If the circuit in Daniell cell is closed then we note that the reaction
$\mathrm{Zn}(\mathrm{s})+\mathrm{Cu}^{2+}(\mathrm{aq}) \rightarrow \mathrm{Zn}^{2+}(\mathrm{aq})+\mathrm{Cu}(\mathrm{s})$
takes place and as time passes, the concentration of Zn²⁺ keeps on increasing while the concentration of Cu²⁺ keeps on decreasing. At the same time, the voltage of the cell as read on the voltmeter keeps on decreasing. After some time, we shall note that there is no change in the concentration of Cu²⁺ and Zn²⁺ ions and at the same time, voltmeter gives zero reading. This indicates that equilibrium has been attained. In this situation the Nernst equation may be written as:

$
\begin{aligned}
& \mathrm{E}_{\text {(cell) }}=0=\mathrm{E}_{(\text {cell })}^{\ominus}-\frac{2.303 \mathrm{RT}}{2 \mathrm{~F}} \log \frac{\left[\mathrm{Zn}^2\right]}{\left[\mathrm{Cu}^2\right]} \\
& \text { or } \mathrm{E}_{(\text {cell })}^0=\frac{2.303 \mathrm{RT}}{2 \mathrm{~F}} \log \frac{\left[\mathrm{Zn}^{2+}\right]}{\left[\mathrm{Cu}^2+\right]}
\end{aligned}
$

But at equilibrium,
$\frac{\left[\mathrm{Zn}^{2+}\right]}{\left[\mathrm{Cu}^{2+}\right]}=\mathrm{K}_{\mathrm{c}}$ for the above reaction and at $\mathrm{T}=298 \mathrm{~K}$ the above equation can be written as

$
\begin{aligned}
& \mathrm{E}_{(\text {cell })}^{\ominus}=\frac{0.059 \mathrm{~V}}{2} \log \mathrm{~K}_{\mathrm{C}}=1.1 \mathrm{~V} \quad\left(\mathrm{E}_{\text {cell }}^{\Theta}=1.1 \mathrm{~V}\right) \\
& \log \mathrm{K}_{\mathrm{C}}=\frac{(1.1 \mathrm{~V} \times 2)}{0.059 \mathrm{~V}}=37.288 \simeq 37.3 \\
& \mathrm{~K}_{\mathrm{C}}=2 \times 10^{37} \text { at } 298 \mathrm{~K}
\end{aligned}
$
 

In general,

$
\mathrm{E}_{(\text {cell })}^{\ominus}=\frac{2.303 \mathrm{RT}}{n \mathrm{~F}} \log \mathrm{~K}_{\mathrm{C}}
$
 

Alternatively 

$\Delta \mathrm{G}=\Delta \mathrm{G}^{\circ}+\mathrm{RT} \ln \mathrm{Q}$

At equilibrium, $\Delta \mathrm{G}=0$ and $\mathrm{Q}=\mathrm{K}$, so.

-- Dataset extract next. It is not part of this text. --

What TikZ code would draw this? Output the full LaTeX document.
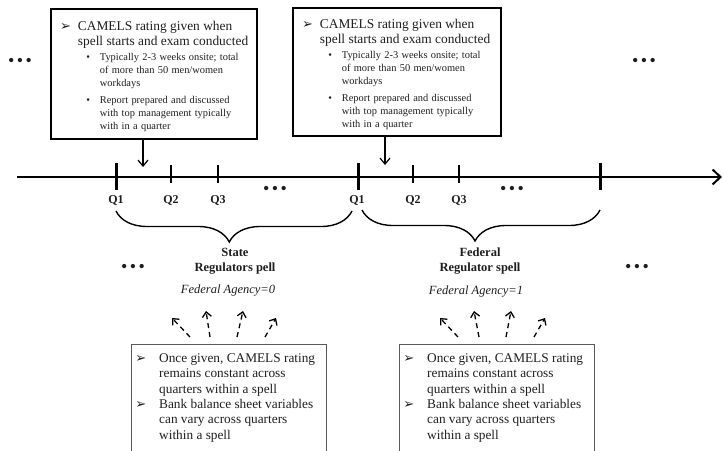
\documentclass[tikz,border=0pt]{standalone}
\usepackage{fontspec}
\setmainfont{Liberation Serif}
\newfontfamily\symfont{DejaVu Sans}
\usetikzlibrary{arrows.meta,decorations.pathreplacing,calc}

% list marks
\newcommand{\arrowmark}{{\symfont\fontsize{13}{11}\selectfont ➢}}
% #1 = text indent, #2 = gap after mark, #3 = mark, #4 = text
\newcommand{\markedpar}[4]{\par\leftskip=#1\noindent\llap{#3\hspace{#2}}#4\par}
\newcommand{\threedots}{{\fontsize{18}{18}\selectfont\textbullet\hspace{2.5pt}\textbullet\hspace{2.5pt}\textbullet}}

\definecolor{ink}{HTML}{1E1E1E}
\definecolor{frame}{HTML}{5A5A5A}

\tikzset{
  topbox/.style={draw=black, line width=1.8pt, anchor=north west, inner xsep=8pt,
    inner ysep=5pt, text width=#1, align=left, text=ink},
  lowtext/.style={anchor=north west, inner xsep=4pt, inner ysep=3pt,
    text width=#1, align=left, text=ink},
  lowframe/.style={draw=frame, line width=1pt},
  timeline/.style={line width=2.4pt, -{Straight Barb[length=8pt,width=15pt,line width=2pt]}},
  majortick/.style={line width=3pt},
  minortick/.style={line width=1.5pt},
  drop/.style={line width=1.2pt, -{Straight Barb[length=6pt,width=10pt]}},
  spread/.style={line width=1.3pt, dash pattern=on 5pt off 4pt,
    -{Straight Barb[length=5pt,width=9pt]}},
  qlabel/.style={font=\bfseries\fontsize{12}{12}\selectfont, text=ink, anchor=north, inner sep=1pt},
  spellbrace/.style={line width=1.4pt, decorate,
    decoration={brace, mirror, amplitude=31pt, aspect=#1}},
  spelltitle/.style={font=\bfseries\fontsize{12.5}{15}\selectfont, align=center, text=ink},
  agency/.style={font=\itshape\fontsize{12.5}{14}\selectfont, text=ink},
  moredots/.style={inner sep=0pt, text=ink},
}

\newcommand{\topcontent}{%
  {\fontsize{13.4}{15}\selectfont
   \markedpar{19pt}{7pt}{\arrowmark}{CAMELS rating given when\newline spell starts and exam conducted}}%
  \vspace{2pt}%
  {\fontsize{10.4}{13}\selectfont
   \markedpar{41pt}{10pt}{\textbullet}{Typically 2-3 weeks onsite; total\newline of more than 50 men/women\newline workdays}%
   \vspace{4pt}%
   \markedpar{41pt}{10pt}{\textbullet}{Report prepared and discussed\newline with top management typically\newline with in a quarter}}}

\newcommand{\lowcontent}{%
  {\fontsize{13.3}{15.3}\selectfont
   \markedpar{24pt}{13pt}{\arrowmark}{Once given, CAMELS rating\newline remains constant across\newline quarters within a spell}%
   \markedpar{24pt}{13pt}{\arrowmark}{Bank balance sheet variables\newline can vary across quarters\newline within a spell}}}

\begin{document}
\begin{tikzpicture}[x=1pt, y=-1pt]
  \useasboundingbox (0,0) rectangle (723,450);

  % exam boxes above the time line
  \node[topbox=190pt, minimum height=130pt] (examA) at (50,8) {\topcontent};
  \node[topbox=192pt, minimum height=128pt] (examB) at (292,7) {\topcontent};

  % time line and quarter ticks
  \coordinate (tlstart) at (17,177);
  \coordinate (tlend) at (722,177);
  \draw[timeline] (tlstart) -- (tlend);

  \coordinate (qa1) at (116,177);
  \coordinate (qa2) at (171,177);
  \coordinate (qa3) at (218,177);
  \coordinate (qb1) at (358,177);
  \coordinate (qb2) at (413,177);
  \coordinate (qb3) at (459,177);
  \coordinate (qend) at (600,177);

  \foreach \t in {qa1,qb1,qend}
    \draw[majortick] ($(\t)+(0,-14)$) -- ($(\t)+(0,13)$);
  \foreach \t in {qa2,qa3,qb2,qb3}
    \draw[minortick] ($(\t)+(0,-12)$) -- ($(\t)+(0,6)$);

  \node[qlabel] (la1) at (116,194) {Q1};
  \node[qlabel] (la2) at (171,194) {Q2};
  \node[qlabel] (la3) at (218,194) {Q3};
  \node[qlabel] (lb1) at (357,194) {Q1};
  \node[qlabel] (lb2) at (413,194) {Q2};
  \node[qlabel] (lb3) at (459,194) {Q3};

  \node[moredots] (tdotsA) at (275,190) {\threedots};
  \node[moredots] (tdotsB) at (512,190) {\threedots};

  % exam start arrows
  \coordinate (hitA) at (143,167);
  \coordinate (hitB) at (385,165);
  \draw[drop] (examA.south -| hitA) -- (hitA);
  \draw[drop] (examB.south -| hitB) -- (hitB);

  % spell braces
  \coordinate (spAs) at (116,211);
  \coordinate (spAe) at (352,211);
  \coordinate (spBs) at (362,210);
  \coordinate (spBe) at (600,210);
  \draw[spellbrace=0.48] (spAs) -- (spAe);
  \draw[spellbrace=0.475] (spBs) -- (spBe);

  % spell titles
  \node[spelltitle] (stateT) at (235,261) {State\\Regulators pell};
  \node[spelltitle] (fedT) at (480,261) {Federal\\Regulator spell};
  \node[agency] (stateAg) at (228,291) {Federal Agency=0};
  \node[agency] (fedAg) at (476,292) {Federal Agency=1};

  % ellipses continuing the sequence
  \node[moredots] (dotsTL) at (20,62) {\threedots};
  \node[moredots] (dotsTR) at (644,62) {\threedots};
  \node[moredots] (dotsML) at (133,268) {\threedots};
  \node[moredots] (dotsMR) at (637,268) {\threedots};

  % properties within a spell
  \coordinate (floor) at (0,453);
  \node[lowtext=187pt] (keepA) at (131,344) {\lowcontent};
  \node[lowtext=187pt] (keepB) at (399,344) {\lowcontent};
  \draw[lowframe] (keepA.north west |- floor) -- (keepA.north west)
                  -- (keepA.north east) -- (keepA.north east |- floor);
  \draw[lowframe] (keepB.north west |- floor) -- (keepB.north west)
                  -- (keepB.north east) -- (keepB.north east |- floor);

  % dashed arrows fanning out of each box
  \coordinate (a1s) at (190,337); \coordinate (a1e) at (172,318);
  \coordinate (a2s) at (210,337); \coordinate (a2e) at (206,311);
  \coordinate (a3s) at (237,337); \coordinate (a3e) at (243,311);
  \coordinate (a4s) at (265,337); \coordinate (a4e) at (276,318);
  \coordinate (b1s) at (458,337); \coordinate (b1e) at (440,318);
  \coordinate (b2s) at (479,337); \coordinate (b2e) at (474,311);
  \coordinate (b3s) at (506,337); \coordinate (b3e) at (511,311);
  \coordinate (b4s) at (534,337); \coordinate (b4e) at (545,318);
  \foreach \p in {a1,a2,a3,a4,b1,b2,b3,b4}
    \draw[spread] (\p s) -- (\p e);
\end{tikzpicture}
\end{document}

$0=\Delta \mathrm{G}^{\mathrm{o}}+\mathrm{RT} \ln \mathrm{K}$

$\Delta \mathrm{G}^{\circ}=-\mathrm{RT} \ln \mathrm{K}$

$\Delta \mathrm{E}^{\mathrm{o}}=\frac{2.303 \mathrm{RT}}{\mathrm{nF}} \ln \mathrm{K}$

$\ln \mathrm{K}=\frac{\mathrm{nE} \mathrm{E}^{\mathrm{o}}}{0.059}$

Thus, the above equation gives a relationship between the equilibrium constant of the reaction and standard potential of the cell in which that reaction takes place. Thus, equilibrium constants of the reaction, difficult to measure otherwise, can be calculated from the corresponding E^o value of the cell.